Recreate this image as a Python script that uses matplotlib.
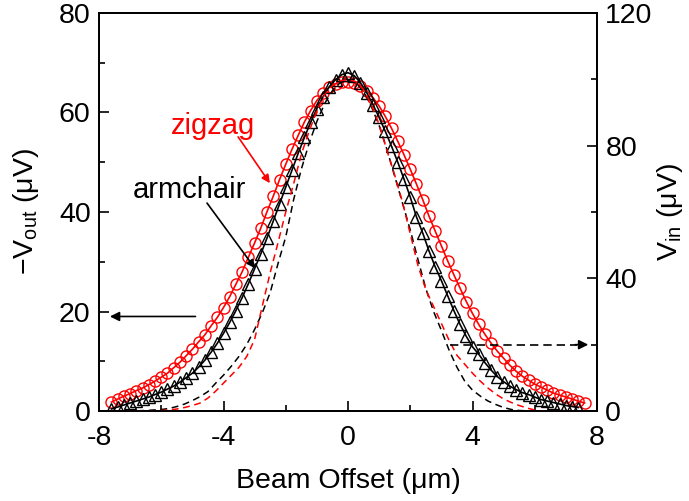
import numpy as np
import matplotlib
matplotlib.use("Agg")
import matplotlib.pyplot as plt
from matplotlib.ticker import MultipleLocator

plt.rcParams['font.family'] = ['Liberation Sans', 'DejaVu Sans']
plt.rcParams['mathtext.fontset'] = 'custom'
plt.rcParams['mathtext.rm'] = 'Liberation Sans'
plt.rcParams['mathtext.it'] = 'Liberation Sans'
plt.rcParams['axes.unicode_minus'] = False

# --- measured -V_out (uV) vs beam offset (um) ---
x_zigzag = np.round(np.arange(-7.6, 7.61, 0.2), 2)
v_zigzag = [1.8, 2.4, 3.0, 3.5, 4.1, 4.6, 5.3, 6.0, 6.8, 7.6,
            8.7, 9.8, 11.1, 12.4, 13.9, 15.3, 17.1, 18.8, 20.8, 23.0,
            25.5, 28.0, 30.9, 33.8, 36.8, 40.1, 43.2, 46.5, 49.6, 52.6,
            55.4, 58.1, 60.4, 62.4, 64.0, 65.1, 65.8, 66.2, 66.2, 66.0,
            65.4, 64.4, 63.0, 61.3, 59.2, 56.8, 54.2, 51.5, 48.6, 45.6,
            42.5, 39.2, 36.2, 33.2, 30.2, 27.4, 24.7, 22.0, 19.6, 17.4,
            15.4, 13.6, 12.0, 10.6, 9.2, 8.0, 7.0, 6.2, 5.4, 4.8,
            4.2, 3.6, 3.2, 2.8, 2.4, 2.0, 1.6]

x_armchair = np.round(np.arange(-7.6, 7.41, 0.2), 2)
v_armchair = [0.4, 0.8, 1.2, 1.6, 2.0, 2.4, 2.8, 3.3, 3.8, 4.4,
              5.0, 5.8, 6.7, 7.6, 8.8, 10.2, 11.8, 13.6, 15.6, 17.8,
              20.2, 22.8, 25.6, 28.6, 31.6, 34.8, 38.2, 41.6, 45.0, 48.4,
              51.8, 55.0, 58.0, 60.8, 63.2, 65.2, 66.6, 67.6, 68.0, 67.4,
              66.0, 64.0, 61.6, 59.0, 56.2, 53.2, 50.0, 46.6, 43.0, 39.0,
              35.8, 32.2, 29.0, 26.2, 23.2, 20.2, 17.4, 15.0, 12.9, 11.4,
              9.7, 8.2, 6.9, 5.9, 5.0, 4.3, 3.7, 3.3, 2.8, 2.3,
              2.0, 1.7, 1.4, 1.1, 0.9, 0.7]

# --- V_in (uV) profiles, right axis ---
x_vin = [-7.5, -7.0, -6.5, -6.0, -5.75, -5.5, -5.25, -5.0, -4.75, -4.5,
         -4.25, -4.0, -3.75, -3.5, -3.25, -3.0, -2.75, -2.5, -2.25, -2.0,
         -1.75, -1.5, -1.25, -1.0, -0.75, -0.5, -0.25, 0.0, 0.25, 0.5,
         0.75, 1.0, 1.25, 1.5, 1.75, 2.0, 2.25, 2.5, 2.75, 3.0,
         3.25, 3.5, 3.75, 4.0, 4.25, 4.5, 4.75, 5.0, 5.25, 5.5,
         5.75, 6.0, 6.25, 6.5, 7.0, 7.5]
vin_armchair = [0.0, 0.0, 0.15, 0.45, 0.75, 1.35, 2.1, 3.15, 4.35, 5.85,
                8.4, 10.8, 13.5, 16.5, 20.1, 24.6, 29.7, 35.7, 44.4, 52.5,
                63.6, 72.9, 80.7, 87.3, 92.7, 96.6, 99.0, 99.75, 99.0, 96.3,
                91.8, 86.1, 78.9, 70.8, 62.7, 54.6, 45.6, 36.9, 30.0, 24.3,
                18.3, 13.2, 9.0, 6.3, 4.5, 3.0, 1.95, 1.05, 0.45, 0.15,
                0.05, 0.0, 0.0, 0.0, 0.0, 0.0]
vin_zigzag = [0.0, 0.0, 0.0, 0.15, 0.3, 0.6, 1.05, 1.65, 2.4, 3.9,
              6.0, 8.4, 10.8, 13.2, 16.5, 21.6, 31.8, 41.7, 50.7, 60.0,
              68.4, 77.4, 84.3, 90.6, 95.4, 98.1, 99.6, 99.9, 99.3, 96.9,
              92.4, 86.4, 78.6, 71.1, 63.0, 53.4, 43.8, 36.6, 31.5, 26.4,
              21.3, 16.8, 14.1, 11.4, 9.0, 6.9, 5.1, 3.6, 2.55, 1.65,
              0.9, 0.3, 0.0, 0.0, 0.0, 0.0]

fig = plt.figure(figsize=(6.89, 5.01), dpi=100)
ax = fig.add_axes([99/689, 1 - 411/501, (597 - 99)/689, (411 - 13)/501])
ax2 = ax.twinx()

red = '#ff0000'
ax.plot(x_zigzag, v_zigzag, '-', color=red, lw=1.2, marker='o', ms=8.0,
        mfc='none', mec=red, mew=1.0, zorder=3)
ax.plot(x_armchair, v_armchair, '-', color='black', lw=1.2, marker='^', ms=8.8,
        mfc='none', mec='black', mew=1.0, zorder=4)

ax2.plot(x_vin, vin_armchair, color='black', lw=1.1, ls=(0, (4.5, 3)))
ax2.plot(x_vin, vin_zigzag, color=red, lw=1.1, ls=(0, (4.5, 3)))

ax.set_xlim(-8, 8)
ax.set_ylim(0, 80)
ax2.set_ylim(0, 120)

ax.xaxis.set_major_locator(MultipleLocator(4))
ax.xaxis.set_minor_locator(MultipleLocator(2))
ax.yaxis.set_major_locator(MultipleLocator(20))
ax.yaxis.set_minor_locator(MultipleLocator(10))
ax2.yaxis.set_major_locator(MultipleLocator(40))
ax2.yaxis.set_minor_locator(MultipleLocator(20))

for a in (ax, ax2):
    a.tick_params(which='major', direction='in', length=7, width=1.2,
                  labelsize=20.5, pad=6)
    a.tick_params(which='minor', direction='in', length=4, width=1.2)
    for s in a.spines.values():
        s.set_linewidth(1.3)
ax.tick_params(axis='x', which='major', pad=10)
ax.tick_params(which='both', top=False, right=False)
ax2.tick_params(which='both', left=False, right=True)

ax.set_xlabel('Beam Offset (\u03bcm)', fontsize=20.5, labelpad=12)
ax.set_ylabel('\u2212V$_{\\mathrm{out}}$ (\u03bcV)', fontsize=20.5, labelpad=13)
ax2.set_ylabel('V$_{\\mathrm{in}}$ (\u03bcV)', fontsize=20.5, labelpad=2)

# curve labels with pointers
ax.text(-4.35, 55.7, 'zigzag', color=red, fontsize=21, ha='center', va='baseline')
ax.annotate('', xy=(-2.51, 45.8), xytext=(-3.53, 55.1),
            arrowprops=dict(arrowstyle='-|>', color=red, lw=1.2,
                            mutation_scale=12, shrinkA=0, shrinkB=0))
ax.text(-5.09, 42.8, 'armchair', color='black', fontsize=21, ha='center', va='baseline')
ax.annotate('', xy=(-2.99, 28.7), xytext=(-4.53, 41.8),
            arrowprops=dict(arrowstyle='-|>', color='black', lw=1.2,
                            mutation_scale=12, shrinkA=0, shrinkB=0))

# axis pointers
ax.annotate('', xy=(-7.65, 19.0), xytext=(-4.9, 19.0),
            arrowprops=dict(arrowstyle='-|>', color='black', lw=1.2,
                            mutation_scale=14, shrinkA=0, shrinkB=0))
ax2.plot([3.29, 7.35], [20, 20], color='black', lw=1.2, ls=(0, (5, 3)))
ax2.annotate('', xy=(7.72, 20), xytext=(7.3, 20),
             arrowprops=dict(arrowstyle='-|>', color='black', lw=1.2,
                             mutation_scale=14, shrinkA=0, shrinkB=0))

fig.savefig('out.png', dpi=100)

DO THIS » With the pictures left out, restate word for word every line of the data above, from the first down to the line that contains "from matplotlib.ticker import MultipleLocator".

PROBLEM SOLUTION »
Recreate this image as a Python script that uses matplotlib.
import numpy as np
import matplotlib
matplotlib.use("Agg")
import matplotlib.pyplot as plt
from matplotlib.ticker import MultipleLocator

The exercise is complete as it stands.